**TASK DESCRIPTION:**
Pictures stay out of the copy; restate everything else in the material exactly.

** Begin RECORDED INFORMATION **

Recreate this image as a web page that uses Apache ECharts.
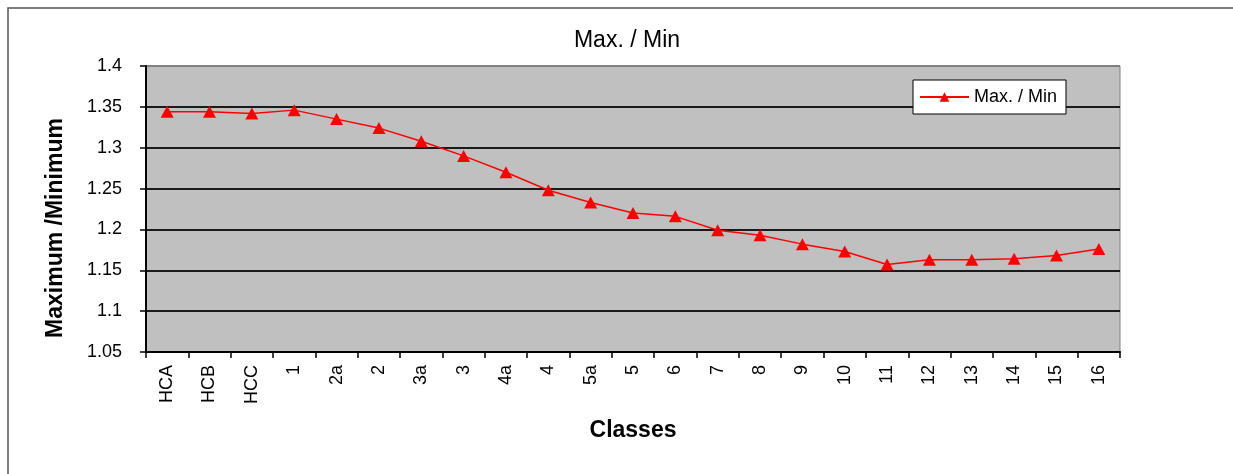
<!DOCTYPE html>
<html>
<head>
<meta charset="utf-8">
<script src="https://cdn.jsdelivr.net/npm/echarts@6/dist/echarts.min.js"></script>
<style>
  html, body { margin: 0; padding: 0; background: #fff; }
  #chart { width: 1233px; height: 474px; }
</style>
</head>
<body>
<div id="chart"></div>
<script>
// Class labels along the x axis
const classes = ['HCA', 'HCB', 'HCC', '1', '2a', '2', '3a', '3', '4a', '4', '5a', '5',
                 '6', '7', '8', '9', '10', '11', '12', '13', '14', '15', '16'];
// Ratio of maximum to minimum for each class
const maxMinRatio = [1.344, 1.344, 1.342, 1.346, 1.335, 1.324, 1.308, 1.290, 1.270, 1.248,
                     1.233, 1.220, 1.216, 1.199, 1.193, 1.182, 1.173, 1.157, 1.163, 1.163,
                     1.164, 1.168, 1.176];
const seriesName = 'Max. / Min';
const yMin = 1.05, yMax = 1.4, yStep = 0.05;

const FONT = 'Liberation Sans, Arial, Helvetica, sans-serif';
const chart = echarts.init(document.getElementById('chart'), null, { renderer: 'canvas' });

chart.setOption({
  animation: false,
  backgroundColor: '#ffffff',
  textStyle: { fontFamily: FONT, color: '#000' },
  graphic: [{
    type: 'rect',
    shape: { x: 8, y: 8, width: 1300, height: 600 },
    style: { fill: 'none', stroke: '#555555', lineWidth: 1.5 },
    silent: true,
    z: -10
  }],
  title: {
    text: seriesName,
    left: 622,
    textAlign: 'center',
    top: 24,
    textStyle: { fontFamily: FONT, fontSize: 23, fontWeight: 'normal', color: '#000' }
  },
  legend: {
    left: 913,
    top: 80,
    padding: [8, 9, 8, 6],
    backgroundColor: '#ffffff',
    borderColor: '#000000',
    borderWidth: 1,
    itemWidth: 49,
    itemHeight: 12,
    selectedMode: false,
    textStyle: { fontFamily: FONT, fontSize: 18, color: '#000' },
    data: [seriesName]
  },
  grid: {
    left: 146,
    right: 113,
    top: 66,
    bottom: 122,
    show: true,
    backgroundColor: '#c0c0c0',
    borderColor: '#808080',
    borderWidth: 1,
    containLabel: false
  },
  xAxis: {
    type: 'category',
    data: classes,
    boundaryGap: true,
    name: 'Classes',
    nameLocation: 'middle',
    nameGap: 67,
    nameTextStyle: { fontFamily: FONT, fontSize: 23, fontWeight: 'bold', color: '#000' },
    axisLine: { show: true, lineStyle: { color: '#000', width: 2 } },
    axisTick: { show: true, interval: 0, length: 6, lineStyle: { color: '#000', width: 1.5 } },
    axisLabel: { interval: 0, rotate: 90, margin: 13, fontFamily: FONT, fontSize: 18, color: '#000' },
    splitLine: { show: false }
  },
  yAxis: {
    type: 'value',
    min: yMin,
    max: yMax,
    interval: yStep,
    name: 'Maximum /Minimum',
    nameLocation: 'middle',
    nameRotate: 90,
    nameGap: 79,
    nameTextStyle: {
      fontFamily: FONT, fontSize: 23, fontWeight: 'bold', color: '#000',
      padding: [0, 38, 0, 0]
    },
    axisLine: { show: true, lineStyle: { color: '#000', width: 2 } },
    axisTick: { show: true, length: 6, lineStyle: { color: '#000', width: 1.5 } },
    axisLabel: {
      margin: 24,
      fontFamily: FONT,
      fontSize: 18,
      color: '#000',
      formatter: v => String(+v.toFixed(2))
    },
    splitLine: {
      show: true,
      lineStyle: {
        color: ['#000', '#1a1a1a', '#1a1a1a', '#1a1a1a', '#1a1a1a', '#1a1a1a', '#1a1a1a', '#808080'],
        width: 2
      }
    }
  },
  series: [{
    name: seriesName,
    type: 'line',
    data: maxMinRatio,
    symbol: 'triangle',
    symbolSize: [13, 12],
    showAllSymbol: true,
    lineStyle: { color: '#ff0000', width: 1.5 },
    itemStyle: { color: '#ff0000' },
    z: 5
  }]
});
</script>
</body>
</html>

** End RECORDED INFORMATION **

**COMPLETE ANSWER:**
Recreate this image as a web page that uses Apache ECharts.
<!DOCTYPE html>
<html>
<head>
<meta charset="utf-8">
<script src="https://cdn.jsdelivr.net/npm/echarts@6/dist/echarts.min.js"></script>
<style>
  html, body { margin: 0; padding: 0; background: #fff; }
  #chart { width: 1233px; height: 474px; }
</style>
</head>
<body>
<div id="chart"></div>
<script>
// Class labels along the x axis
const classes = ['HCA', 'HCB', 'HCC', '1', '2a', '2', '3a', '3', '4a', '4', '5a', '5',
                 '6', '7', '8', '9', '10', '11', '12', '13', '14', '15', '16'];
// Ratio of maximum to minimum for each class
const maxMinRatio = [1.344, 1.344, 1.342, 1.346, 1.335, 1.324, 1.308, 1.290, 1.270, 1.248,
                     1.233, 1.220, 1.216, 1.199, 1.193, 1.182, 1.173, 1.157, 1.163, 1.163,
                     1.164, 1.168, 1.176];
const seriesName = 'Max. / Min';
const yMin = 1.05, yMax = 1.4, yStep = 0.05;

const FONT = 'Liberation Sans, Arial, Helvetica, sans-serif';
const chart = echarts.init(document.getElementById('chart'), null, { renderer: 'canvas' });

chart.setOption({
  animation: false,
  backgroundColor: '#ffffff',
  textStyle: { fontFamily: FONT, color: '#000' },
  graphic: [{
    type: 'rect',
    shape: { x: 8, y: 8, width: 1300, height: 600 },
    style: { fill: 'none', stroke: '#555555', lineWidth: 1.5 },
    silent: true,
    z: -10
  }],
  title: {
    text: seriesName,
    left: 622,
    textAlign: 'center',
    top: 24,
    textStyle: { fontFamily: FONT, fontSize: 23, fontWeight: 'normal', color: '#000' }
  },
  legend: {
    left: 913,
    top: 80,
    padding: [8, 9, 8, 6],
    backgroundColor: '#ffffff',
    borderColor: '#000000',
    borderWidth: 1,
    itemWidth: 49,
    itemHeight: 12,
    selectedMode: false,
    textStyle: { fontFamily: FONT, fontSize: 18, color: '#000' },
    data: [seriesName]
  },
  grid: {
    left: 146,
    right: 113,
    top: 66,
    bottom: 122,
    show: true,
    backgroundColor: '#c0c0c0',
    borderColor: '#808080',
    borderWidth: 1,
    containLabel: false
  },
  xAxis: {
    type: 'category',
    data: classes,
    boundaryGap: true,
    name: 'Classes',
    nameLocation: 'middle',
    nameGap: 67,
    nameTextStyle: { fontFamily: FONT, fontSize: 23, fontWeight: 'bold', color: '#000' },
    axisLine: { show: true, lineStyle: { color: '#000', width: 2 } },
    axisTick: { show: true, interval: 0, length: 6, lineStyle: { color: '#000', width: 1.5 } },
    axisLabel: { interval: 0, rotate: 90, margin: 13, fontFamily: FONT, fontSize: 18, color: '#000' },
    splitLine: { show: false }
  },
  yAxis: {
    type: 'value',
    min: yMin,
    max: yMax,
    interval: yStep,
    name: 'Maximum /Minimum',
    nameLocation: 'middle',
    nameRotate: 90,
    nameGap: 79,
    nameTextStyle: {
      fontFamily: FONT, fontSize: 23, fontWeight: 'bold', color: '#000',
      padding: [0, 38, 0, 0]
    },
    axisLine: { show: true, lineStyle: { color: '#000', width: 2 } },
    axisTick: { show: true, length: 6, lineStyle: { color: '#000', width: 1.5 } },
    axisLabel: {
      margin: 24,
      fontFamily: FONT,
      fontSize: 18,
      color: '#000',
      formatter: v => String(+v.toFixed(2))
    },
    splitLine: {
      show: true,
      lineStyle: {
        color: ['#000', '#1a1a1a', '#1a1a1a', '#1a1a1a', '#1a1a1a', '#1a1a1a', '#1a1a1a', '#808080'],
        width: 2
      }
    }
  },
  series: [{
    name: seriesName,
    type: 'line',
    data: maxMinRatio,
    symbol: 'triangle',
    symbolSize: [13, 12],
    showAllSymbol: true,
    lineStyle: { color: '#ff0000', width: 1.5 },
    itemStyle: { color: '#ff0000' },
    z: 5
  }]
});
</script>
</body>
</html>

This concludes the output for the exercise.